Tuesday, June 05, 2018 by Jayson Veley
The London Evening Standard has found itself surrounded by controversy after it was revealed that the paper sold “favorable news coverage” to six major companies, including Uber and Google, in exchange for £3 million, or just over 4 million U.S. dollars.
According to an official report that was published late last month, the Evening Standard informed their corporate partners that they would be getting news and opinion articles written about them “that will appear to readers as routine, independently written editorial,” as opposed to the usual “advertorial” content. The deal was allegedly part of an upcoming campaign called London 2020.
John O’Donnell, managing director at ESI commercial, said in a statement that the notion that the Evening Standard was “selling news” was “grossly inaccurate and a wildly misunderstood interpretation of the London 2020 project.”
O’Donnell went on to say that the paper’s integrity remained “paramount,” adding that “under no circumstances have these clients been guaranteed news coverage for their own ends, nor would they ever be.
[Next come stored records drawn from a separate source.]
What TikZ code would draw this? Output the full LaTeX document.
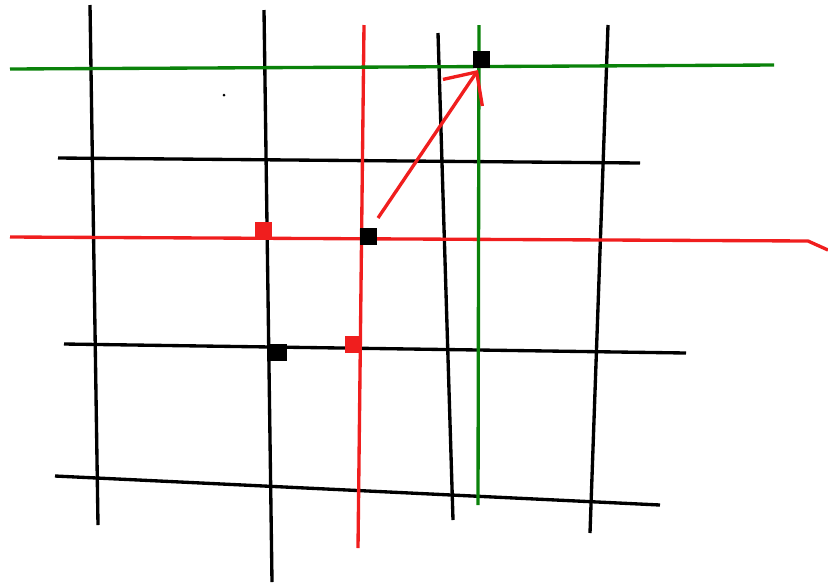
\documentclass[tikz,border=0pt]{standalone}
\usetikzlibrary{arrows.meta}
\definecolor{gridred}{RGB}{240,30,30}
\definecolor{gridgreen}{RGB}{10,130,10}
\begin{document}
\begin{tikzpicture}[x=0.02cm, y=-0.02cm,
      gline/.style={line width=1.9pt, black},
      rline/.style={gline, gridred},
      vline/.style={gline, gridgreen},
      sq/.style={draw=none, inner sep=0pt, minimum size=0.34cm, fill=black},
      rsq/.style={sq, fill=gridred}]
    \useasboundingbox (0,0) rectangle (828,586);
    % black grid
    \draw[gline] (90,5) -- (98,525);
    \draw[gline] (264,10) -- (272,582);
    \draw[gline] (438,33) -- (453,520);
    \draw[gline] (608,25) -- (590,533);
    \draw[gline] (58,158) -- (640,163);
    \draw[gline] (64,344) -- (686,353);
    \draw[gline] (55,476) -- (660,505);
    % red and green lines
    \draw[rline] (10,237) -- (808,241) -- (828,250);
    \draw[rline] (364,25) -- (358,548);
    \draw[vline] (10,69) -- (774,65);
    \draw[vline] (479,25) -- (478,505);
    % marked points
    \node[sq]  (top) at (481,59)  {};
    \node[rsq] (ra)  at (263,230) {};
    \node[sq]  (mid) at (368,236) {};
    \node[rsq] (rb)  at (353,344) {};
    \node[sq]  (low) at (278,352) {};
    \fill (224,95) circle (1.5);
    \draw[rline, -{Straight Barb[length=0.5cm, width=0.95cm]}]
      ([shift={(10,-18)}]mid.center) -- ([shift={(-3,11)}]top.center);
  \end{tikzpicture}
\end{document}
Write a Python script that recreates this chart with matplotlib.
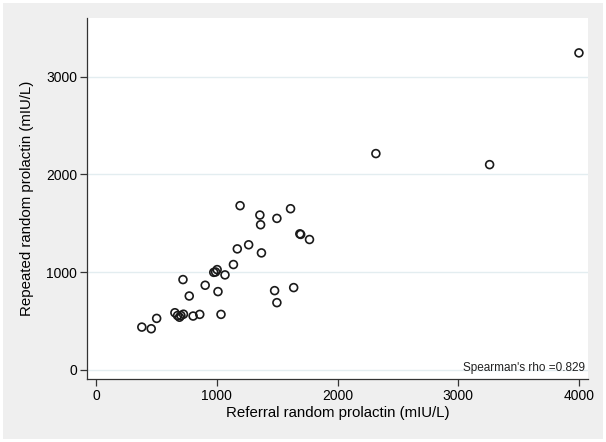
import matplotlib
matplotlib.use("Agg")
import matplotlib.pyplot as plt
from matplotlib.patches import Rectangle

plt.rcParams['font.family'] = ['Liberation Sans', 'DejaVu Sans']

referral = [4000, 2318, 3260, 1193, 1611, 1357, 1498, 1363, 1688, 1695, 1768,
            1264, 1170, 1370, 1138, 975, 990, 1003, 1068, 720, 904, 1479, 1637,
            1010, 772, 1498, 653, 675, 691, 703, 724, 804, 859, 1035, 502, 379, 457]
repeated = [3243, 2213, 2100, 1680, 1649, 1584, 1550, 1485, 1392, 1386, 1334,
            1280, 1238, 1197, 1078, 998, 1002, 1026, 972, 924, 866, 811, 842,
            801, 756, 688, 585, 556, 539, 556, 570, 551, 568, 568, 527, 438, 421]
xticks = [0, 1000, 2000, 3000, 4000]
yticks = [0, 1000, 2000, 3000]
annotation = "Spearman's rho =0.829"

W, H = 606, 442
fig = plt.figure(figsize=(W / 100, H / 100), dpi=100)
fig.patch.set_facecolor('white')
fig.patches.append(Rectangle((3 / W, 3 / H), 1 - 6 / W, 1 - 6 / H,
                             transform=fig.transFigure, facecolor='#efefef',
                             edgecolor='none', zorder=-10))

ax = fig.add_axes([87 / W, 1 - 379 / H, (588 - 87) / W, (379 - 18) / H])
ax.set_zorder(5)
ax.set_facecolor('white')
ax.set_xlim(-75, 4075)
ax.set_ylim(-93, 3600)

ax.scatter(referral, repeated, s=32, facecolors='none', edgecolors='#1a1a1a',
           linewidths=1.2, zorder=3)

ax.set_xticks(xticks)
ax.set_yticks(yticks)
ax.tick_params(axis='both', labelsize=10, colors='#333333', length=5, width=0.9,
               labelcolor='black')
ax.tick_params(axis='y', pad=2)
ax.tick_params(axis='x', pad=2.5)
ax.grid(axis='y', color='#e3edf0', linewidth=1.0, zorder=0)
ax.set_axisbelow(True)
for s in ['top', 'right']:
    ax.spines[s].set_visible(False)
for s in ['left', 'bottom']:
    ax.spines[s].set_color('#333333')
    ax.spines[s].set_linewidth(0.9)

ax.set_xlabel('Referral random prolactin (mIU/L)', fontsize=10.8, labelpad=2)
ax.set_ylabel('Repeated random prolactin (mIU/L)', fontsize=10.8, labelpad=9)
ax.text(0.995, 0.015, annotation, transform=ax.transAxes, ha='right', va='bottom',
        fontsize=8.5, color='#222222')

fig.savefig('out.png', dpi=100)
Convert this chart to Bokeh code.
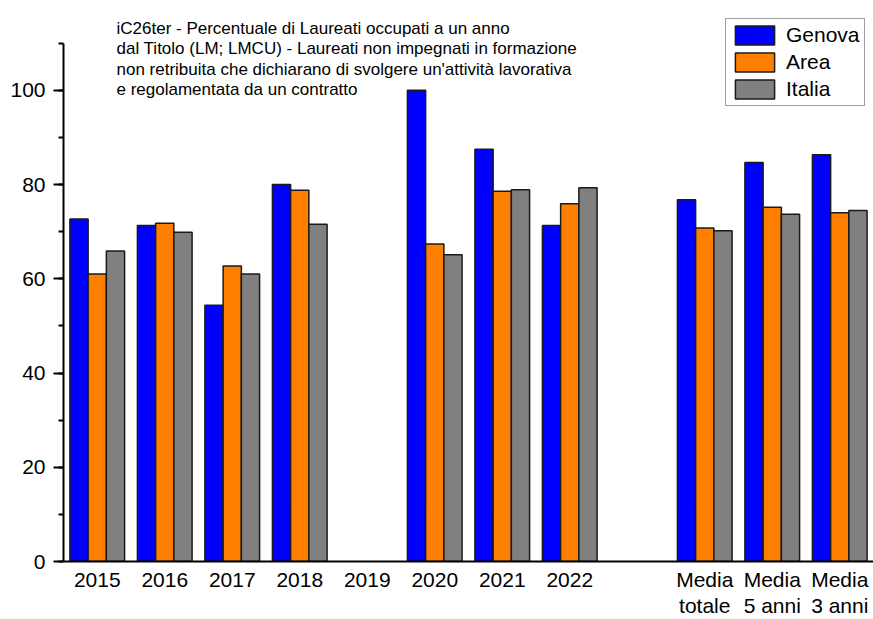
import math
from bokeh.plotting import figure
from bokeh.models import (Range1d, FixedTicker, SingleIntervalTicker, LinearAxis,
                          Legend, LegendItem, Label, ColumnDataSource)
from bokeh.transform import dodge
from bokeh.embed import file_html
from bokeh.resources import INLINE

nan = float("nan")

# ---- data ----
categories = ["2015", "2016", "2017", "2018", "2019", "2020", "2021", "2022", "",
              "Media\ntotale", "Media\n5 anni", "Media\n3 anni"]
genova = [72.7, 71.3, 54.4, 80.0, nan, 100.0, 87.5, 71.3, nan, 76.8, 84.7, 86.3]
area = [61.0, 71.8, 62.7, 78.8, nan, 67.4, 78.6, 75.9, nan, 70.8, 75.2, 74.0]
italia = [65.9, 69.9, 61.0, 71.6, nan, 65.1, 78.9, 79.3, nan, 70.2, 73.7, 74.5]
series_names = ["Genova", "Area", "Italia"]
title_lines = [
    "iC26ter - Percentuale di Laureati occupati a un anno",
    "dal Titolo (LM; LMCU) - Laureati non impegnati in formazione",
    "non retribuita che dichiarano di svolgere un'attività lavorativa",
    "e regolamentata da un contratto",
]

FONT = "Liberation Sans"
xs = list(range(len(categories)))
source = ColumnDataSource(dict(x=xs, genova=genova, area=area, italia=italia))

p = figure(width=873, height=619,
           x_range=Range1d(-0.5, 11.5), y_range=Range1d(0, 119.06),
           output_backend="svg", toolbar_location=None,
           x_axis_location=None, y_axis_location=None,
           min_border_left=63, min_border_right=0, min_border_top=0, min_border_bottom=0)
p.outline_line_color = None
for g in p.grid:
    g.visible = False

# axes
yaxis = LinearAxis(ticker=SingleIntervalTicker(interval=20, num_minor_ticks=2), bounds=(0, 110))
yaxis.axis_line_width = 2
yaxis.axis_line_color = "black"
yaxis.major_tick_line_color = "black"
yaxis.major_tick_line_width = 2
yaxis.minor_tick_line_color = "black"
yaxis.minor_tick_line_width = 2
yaxis.major_tick_out = 10
yaxis.major_tick_in = 0
yaxis.minor_tick_out = 5
yaxis.minor_tick_in = 0
yaxis.major_label_standoff = 8
yaxis.major_label_text_font = FONT
yaxis.major_label_text_font_size = "21px"
yaxis.major_label_text_color = "black"
p.add_layout(yaxis, "left")

xaxis = LinearAxis(ticker=FixedTicker(ticks=xs),
                   major_label_overrides={i: c for i, c in enumerate(categories)})
xaxis.axis_line_width = 2
xaxis.axis_line_color = "black"
xaxis.major_tick_line_color = None
xaxis.minor_tick_line_color = None
xaxis.major_tick_out = 0
xaxis.major_tick_in = 0
xaxis.major_label_standoff = 6
xaxis.major_label_text_font = FONT
xaxis.major_label_text_font_size = "21px"
xaxis.major_label_text_line_height = 1.15
xaxis.major_label_text_color = "black"
p.add_layout(xaxis, "below")

# bars
colors = ["#0000FF", "#FF8000", "#808080"]
cols = ["genova", "area", "italia"]
offsets = [-0.27, 0.0, 0.27]
renderers = []
for col, c, off in zip(cols, colors, offsets):
    r = p.vbar(x=dodge("x", off, range=p.x_range), top=col, bottom=0, width=0.27,
               source=source, fill_color=c, line_color="#1a1a1a", line_width=1.5)
    renderers.append(r)

legend = Legend(items=[LegendItem(label=n, renderers=[r]) for n, r in zip(series_names, renderers)],
                location=(662, 455), orientation="vertical",
                glyph_width=49, glyph_height=24, label_height=24, spacing=3,
                padding=4, margin=0, label_standoff=7,
                label_text_font=FONT, label_text_font_size="21px", label_text_color="black",
                border_line_color="#404040", border_line_width=1,
                background_fill_color="white", background_fill_alpha=1)
p.add_layout(legend)

# title block
title_x = -0.5 + (116 - 63) / 67.5
title_y = [113.14, 108.79, 104.44, 100.08]
for t, ty in zip(title_lines, title_y):
    p.add_layout(Label(x=title_x, y=ty, text=t, text_font=FONT, text_font_size="17px",
                       text_color="black", text_baseline="alphabetic", text_align="left"))

open("out.html", "w").write(file_html(p, INLINE))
Properly signposted commercial content within an editorial product is an accepted part of the news industry and is nothing new for publishers.”
He added, “The Evening Standard has a long history in producing important and award-winning campaigns, and we are excited about the prospects that London 2020 will bring to the brand, it’s partners and the people of London.”
Despite O’Donnell’s denial of any wrongdoing and his steadfast optimism about the London 2020 campaign, this is still a significant scandal if the allegations are indeed true. Not only would the Evening Standard be in the wrong for selling favorable news coverage to prominent companies, but the companies themselves would also be in the wrong for signing onto the deal. At least one of these companies – Google – has found itself at the center of controversy more times than most people can count.
The truth is, when Google isn’t busy bribing media outlets in exchange for favorable news content, they are drawing in controversy by explicitly targeting conservatives. As reported on extensively by Natural News, back in January, a former Google employee by the name of James Damore felt compelled to file a lawsuit against the company, which he alleged was engaged in open hostility and discriminatory acts towards conservative workers.
At one point in the lawsuit, Damore explained that Google manager Jay Gengelbach once discussed blacklisting an intern whose political views proved to be resolute, even when the rest of the employees attempted to bring him around to their views.
“Throw that bad apple away with no regrets,” wrote one Google employee on the thread, proving that despite being a company that claims to stand for tolerance and diversity, Google is really about group-think and the preservation of one single, dominant ideology.
Another part of the lawsuit referenced yet another thread, in which Google employees discussed whether or not Donald Trump’s victory over Hillary Clinton in the 2016 presidential election meant that it was time to start a violent revolution.
One of these employees said, “I won’t say violence has no place,” but added that risky and potentially dangerous acts require one to network extensively and build relationships with others. (Related: If Google and Facebook are not regulated, their politically-motivated censorship will lead to open warfare in the streets.)
Google may have made a name for itself by developing the world’s most popular Internet search engine, but the company seems to be attracted to controversy like a paperclip to a magnet. If Google wants to avoid continued public relations crises in the future, then it needs to strongly consider reorganizing and fundamentally changing the way in which it operates from the inside out.